Written March 2013, I was coming to terms with Paul being admitted to hospice. All of life was in the present moment and we took it a day, and sometimes an hour, at a time.
Today I met with the hospice nurse, while she looked over Paul's charts, his stats and took in how he looked. Pulse, temp. all that stuff fine. "He could be like this for a little while", she said, "he's only lost one pound this week, now he's 110. So you don't want to stop your life, put it on hold."
"So", I asked, "how do you know when someone is ready to die?" "You don't know", she said. "For him it could be tomorrow or a month from now. He could aspirate on some food and that could turn into pnemonia. If we see that things are very close we will call you. But don't think you have to be in here every day. Go have your life and be with your son."
I was just talking to a friend tonight, Chuck, who lost his mother a year ago. "I was at a Y Indian Guides meeting and I get the call from the nursing home; 'Your mothers dead'. And I had to tell the guys I gotta go my mother just died and they looked at me and said 'Your mother just died and you were here?'
There's this idea I have, maybe from the movies, maybe from reading obituaries of well known people, that they were constantly surrounded by their family and friends.
Who has the time to do that?
Who has the free pay-check?
Here their are elderly spouses that come and see their partners on a daily basis and they are the ones that do that.
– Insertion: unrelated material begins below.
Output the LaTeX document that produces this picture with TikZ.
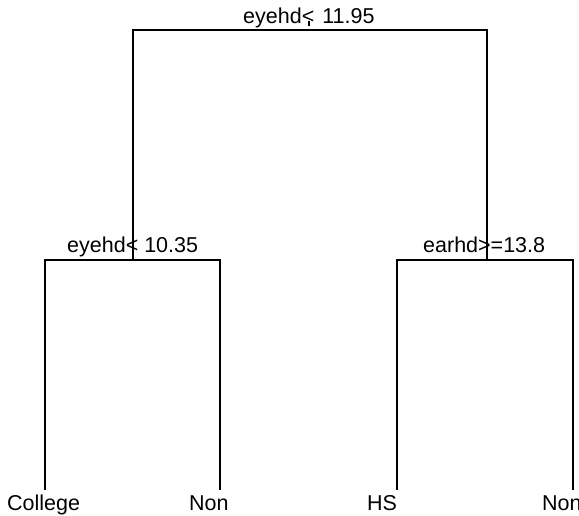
\documentclass[tikz,border=0pt]{standalone}
\usepackage{fontspec}
\setmainfont{Liberation Sans}
\begin{document}
\begin{tikzpicture}[x=1pt,y=-1pt,
  branch/.style={line width=1.4pt,black},
  lbl/.style={anchor=base west,inner sep=0pt,font=\fontsize{21.5}{25}\selectfont}]
\useasboundingbox (0,0) rectangle (579,516);
% tree positions
\coordinate (root) at (309,30);
\coordinate (rootstem) at (309,21);
\coordinate (L) at (133,260);
\coordinate (R) at (487,260);
\coordinate (LL) at (45,490);
\coordinate (LR) at (220,490);
\coordinate (RL) at (397,490);
\coordinate (RR) at (573,490);
% labels
\node[lbl] (s0) at (243,24) {eyehd<\hspace{2pt} 11.95};
\node[lbl] (s1) at (67,253) {eyehd< 10.35};
\node[lbl] (s2) at (423,253) {earhd>=13.8};
\node[lbl] (t1) at (7,510) {College};
\node[lbl] (t2) at (189,510) {Non};
\node[lbl] (t3) at (367,510) {HS};
\node[lbl] (t4) at (542,510) {Non};
% branches
\draw[branch] (rootstem) -- ([yshift=4pt]root);
\draw[branch] (L) -- (L |- root) -- (R |- root) -- (R);
\draw[branch] (LL) -- (LL |- L) -- (LR |- L) -- (LR);
\draw[branch] (RL) -- (RL |- R) -- (RR |- R) -- (RR);
\end{tikzpicture}
\end{document}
Otherwise the families are working and come on weekends.
Their was an older man in the nursing home, he'd had a stroke and his family would show up once a week and pull him into the tv room and they'd play music; guitar's, horns.... I sat in with them a few times and the dad played the bongos a bit, and I sang. That was the Sprague family and they are exceptionally gifted musically and quite beloved in the county. Quite a family and they really fit that ideal I had of going out with the family all around.
But a lot of families live far from one another. Paul's family lives in the Bay Area or on the east coast. So when they visit it's a real commitment. This weekend Paul's first wife, Sachiko Kanenobu Williams is coming to visit with her partner and I really look forward to seeing her. She's a singer-songwriter and she and Paul met in Japan right before the release of her debut album in 1969.
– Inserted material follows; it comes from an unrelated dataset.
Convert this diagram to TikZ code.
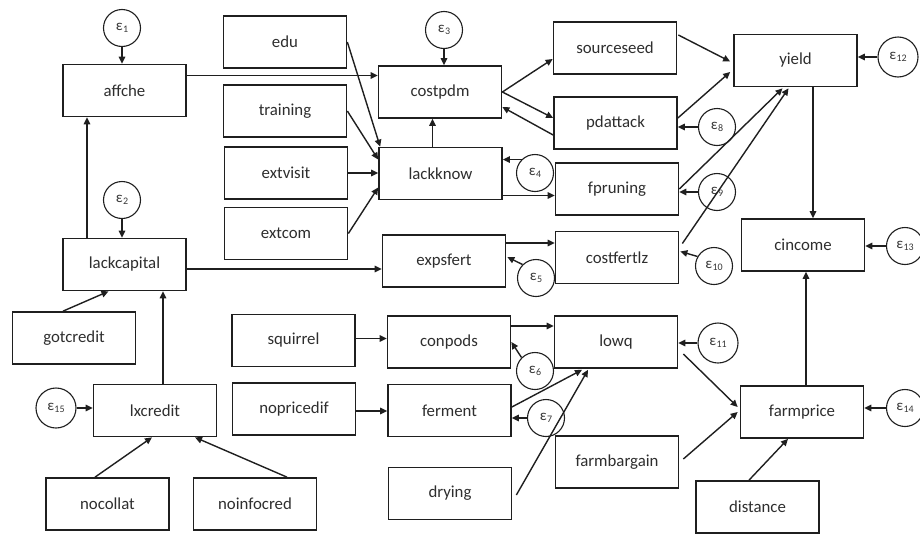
\documentclass[tikz,border=0pt]{standalone}
\usepackage{fontspec}
\setmainfont{Carlito}
\usetikzlibrary{arrows.meta,calc}
\newcommand\errlab[1]{{\fontsize{15}{15}\selectfont ε\kern0.3pt\raisebox{-2.5pt}{\fontsize{10}{10}\selectfont #1}}}
\begin{document}
\begin{tikzpicture}[x=1pt,y=-1pt,
  box/.style={draw=black!88, line width=1.7pt, minimum width=123pt, minimum height=52pt, inner sep=0pt, font=\fontsize{16.8}{19}\selectfont, text=black!82},
  err/.style={draw=black!88, line width=1.1pt, circle, minimum size=37pt, inner sep=0pt, text=black!78},
  arr/.style={draw=black!88, line width=1.4pt, -{Triangle[length=7pt,width=6.5pt]}},
]
\useasboundingbox[fill=white] (0,0) rectangle (920,533);
% boxes
\node[box] (affche) at (124.5,90.5) {affche};
\node[box] (edu) at (285,42) {edu};
\node[box] (training) at (285,111) {training};
\node[box] (extvisit) at (286,173) {extvisit};
\node[box] (extcom) at (286,233.5) {extcom};
\node[box] (lackcapital) at (124.5,264.5) {lackcapital};
\node[box] (gotcredit) at (74,338) {gotcredit};
\node[box] (lxcredit) at (155,410.5) {lxcredit};
\node[box] (nocollat) at (107.5,504) {nocollat};
\node[box] (noinfocred) at (255,504) {noinfocred};
\node[box] (squirrel) at (293.5,340.5) {squirrel};
\node[box] (nopricedif) at (294,409) {nopricedif};
\node[box] (costpdm) at (440,92) {costpdm};
\node[box] (lackknow) at (440.5,173.5) {lackknow};
\node[box] (expsfert) at (444,261) {expsfert};
\node[box] (conpods) at (449,342) {conpods};
\node[box] (ferment) at (449.5,410.5) {ferment};
\node[box] (drying) at (450,493.5) {drying};
\node[box] (sourceseed) at (615,48) {sourceseed};
\node[box] (pdattack) at (615.5,123) {pdattack};
\node[box] (fpruning) at (617,189) {fpruning};
\node[box] (costfertlz) at (617,257.5) {costfertlz};
\node[box] (lowq) at (616,342) {lowq};
\node[box] (farmbargain) at (617,462) {farmbargain};
\node[box] (yield) at (795.5,60.5) {yield};
\node[box] (cincome) at (803,245) {cincome};
\node[box] (farmprice) at (802,412) {farmprice};
\node[box] (distance) at (757.5,507) {distance};
% error circles
\node[err] (e1) at (122,28) {\errlab{1}};
\node[err] (e2) at (122,200) {\errlab{2}};
\node[err] (e3) at (444,30) {\errlab{3}};
\node[err] (e4) at (535,173) {\errlab{4}};
\node[err] (e5) at (536,278) {\errlab{5}};
\node[err] (e6) at (535,371) {\errlab{6}};
\node[err] (e7) at (546,418) {\errlab{7}};
\node[err] (e8) at (717,127) {\errlab{8}};
\node[err] (e9) at (717,192) {\errlab{9}};
\node[err] (e10) at (714,266) {\errlab{10}};
\node[err, minimum size=40pt] (e11) at (718,343) {\errlab{11}};
\node[err, minimum size=40pt] (e12) at (898,57) {\errlab{12}};
\node[err] (e13) at (905,246) {\errlab{13}};
\node[err] (e14) at (905,408) {\errlab{14}};
\node[err, minimum size=40pt] (e15) at (56,408) {\errlab{15}};
% error arrows
\draw[arr] (e1) -- (e1 |- affche.north);
\draw[arr] (e2) -- (e2 |- lackcapital.north);
\draw[arr] (e3) -- (e3 |- costpdm.north);
\draw[arr] (e4.135) -- (e4.135 -| lackknow.east);
\draw[arr] (e5.135) -- ($(expsfert.east)+(1,-4)$);
\draw[arr] (e6.135) -- (conpods.east);
\draw[arr] (e7.west) -- (e7 -| ferment.east);
\draw[arr] (e8.west) -- (e8 -| pdattack.east);
\draw[arr] (e9.west) -- (e9 -| fpruning.east);
\draw[arr] (e10.150) -- ($(costfertlz.east)+(1,-6)$);
\draw[arr] (e11.west) -- (e11 -| lowq.east);
\draw[arr] (e12.west) -- (e12 -| yield.east);
\draw[arr] (e13.west) -- (e13 -| cincome.east);
\draw[arr] (e14.west) -- (e14 -| farmprice.east);
\draw[arr] (e15.east) -- (e15 -| lxcredit.west);
% left part
\coordinate (a1) at ($(affche.east)+(0,-15)$);
\draw[arr] (a1) -- (a1 -| costpdm.west);
\coordinate (a2) at ($(lackcapital.north)+(-37.5,0)$);
\draw[arr] (a2) -- (a2 |- affche.south);
\coordinate (a3) at ($(lackcapital.east)+(0,4.5)$);
\draw[arr] (a3) -- (a3 -| expsfert.west);
\draw[arr] ($(gotcredit.north)+(-11,0)$) -- ($(lackcapital.south)+(-16,0)$);
\coordinate (a4) at ($(lxcredit.north)+(8,0)$);
\draw[arr] (a4) -- (a4 |- lackcapital.south);
\draw[arr] ($(nocollat.north)+(-12.5,0)$) -- ($(lxcredit.south)+(-3,0)$);
\draw[arr] ($(noinfocred.north)+(32,0)$) -- ($(lxcredit.south)+(40,0)$);
% knowledge block
\draw[arr] (edu.east) -- ($(lackknow.north west)+(2,0)$);
\draw[arr] (training.east) -- ($(lackknow.west)+(0,-14)$);
\draw[arr] (extvisit.east) -- (extvisit.east -| lackknow.west);
\draw[arr] (extcom.east) -- ($(lackknow.west)+(0,14)$);
\coordinate (a5) at ($(lackknow.north)+(-8,0)$);
\draw[arr] (a5) -- (a5 |- costpdm.south);
\coordinate (a6) at ($(lackknow.east)+(0,22)$);
\draw[arr] (a6) -- (a6 -| fpruning.west);
\draw[arr] (costpdm.east) -- ($(sourceseed.west)+(0,11)$);
\draw[arr] (costpdm.east) -- ($(pdattack.west)+(0,-5)$);
\draw[arr] ($(pdattack.west)+(0,12)$) -- ($(costpdm.east)+(0,15)$);
\coordinate (a7) at ($(expsfert.east)+(0,-18)$);
\draw[arr] (a7) -- (a7 -| costfertlz.west);
% yield
\draw[arr] ($(sourceseed.east)+(1,-13)$) -- ($(yield.west)+(-3,1)$);
\draw[arr] ($(pdattack.east)+(0,-5)$) -- ($(yield.west)+(-3,11.5)$);
\draw[arr] (fpruning.east) -- ($(yield.south)+(-13,1)$);
\draw[arr] ($(costfertlz.east)+(3,-14)$) -- ($(yield.south)+(-7,1)$);
\coordinate (a8) at ($(yield.south)+(17.5,0)$);
\draw[arr] (a8) -- (a8 |- cincome.north);
\coordinate (a9) at ($(farmprice.north)+(4,0)$);
\draw[arr] (a9) -- (a9 |- cincome.south);
% quality block
\coordinate (a10) at ($(squirrel.east)+(0,-2)$);
\draw[arr] (a10) -- (a10 -| conpods.west);
\coordinate (a11) at ($(nopricedif.east)+(0,2)$);
\draw[arr] (a11) -- (a11 -| ferment.west);
\coordinate (a12) at ($(conpods.east)+(0,-16)$);
\draw[arr] (a12) -- (a12 -| lowq.west);
\draw[arr] ($(ferment.east)+(0,-3.5)$) -- ($(lowq.south)+(-34,1)$);
\draw[arr] ($(drying.east)+(4,1.5)$) -- ($(lowq.south)+(-28,1)$);
\draw[arr] ($(lowq.east)+(5,12)$) -- ($(farmprice.west)+(-2,-5)$);
\draw[arr] ($(farmbargain.east)+(4,-3)$) -- ($(farmprice.west)+(-2,0)$);
\draw[arr] ($(distance.north)+(-8.5,0)$) -- ($(farmprice.south)+(-14,0)$);
\end{tikzpicture}
\end{document}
Mostly what I see here at the nursing home is aging lonely people with no one visiting them. And that is a fact, though a sad one.
Death is like a birth, in that it seems like you'd want someone to be there to witness the experience. But maybe the witnessing is happening on the other side, (as one is escorted into the new experience ones energy will take).
Paul and I saw many a talk with Buddhist monk, Thich Nhat Hahn in which he talked about death. He said the wave is afraid of not being a wave anymore, and doesn't realize that it is part of the water, a part of the whole sea..and that is us.
One of the deathbed stories that has stuck with me over the years is from a book called Paradise Outlaws: Remembering the Beats by John Tytell with photographs by Mellon.
On February 26m 1994, the day of the World Trade Center bombing, Mellon accompanied Allen Ginsberg on the D train to the Bronx Veterans Hospital to visit Carl (Solomon) on his deathbed. Carl was getting oxygen, Allen took copious notes and some photographs, and encouraged Mellon to use her camera as well. At one point he cleaned Carl's glasses with affectionate warmth.
Then, bending over him, Allen asked Carl's forgiveness for having put him in the spotlight and making him a sensational cipher for universal suffering in "Howl."
Mellon reported that Carl was calmly surrealistic in his last hours, claiming that he was still thinking about sex though he was fading.
I don't know how much time Paul has left in him or what he'll be thinking about on his way out, but he has been enjoying some little things this week: the smell of essential oils like lavender, the familiar chords and chorus' of the Beach Boy's Pet Sounds, and a few times being sat up, propped up, so he can look out the window.
He grows increasingly difficult to communicate with, he's moving further away, but these few lovely things are the last tethers to this world we have all agreed to be in together.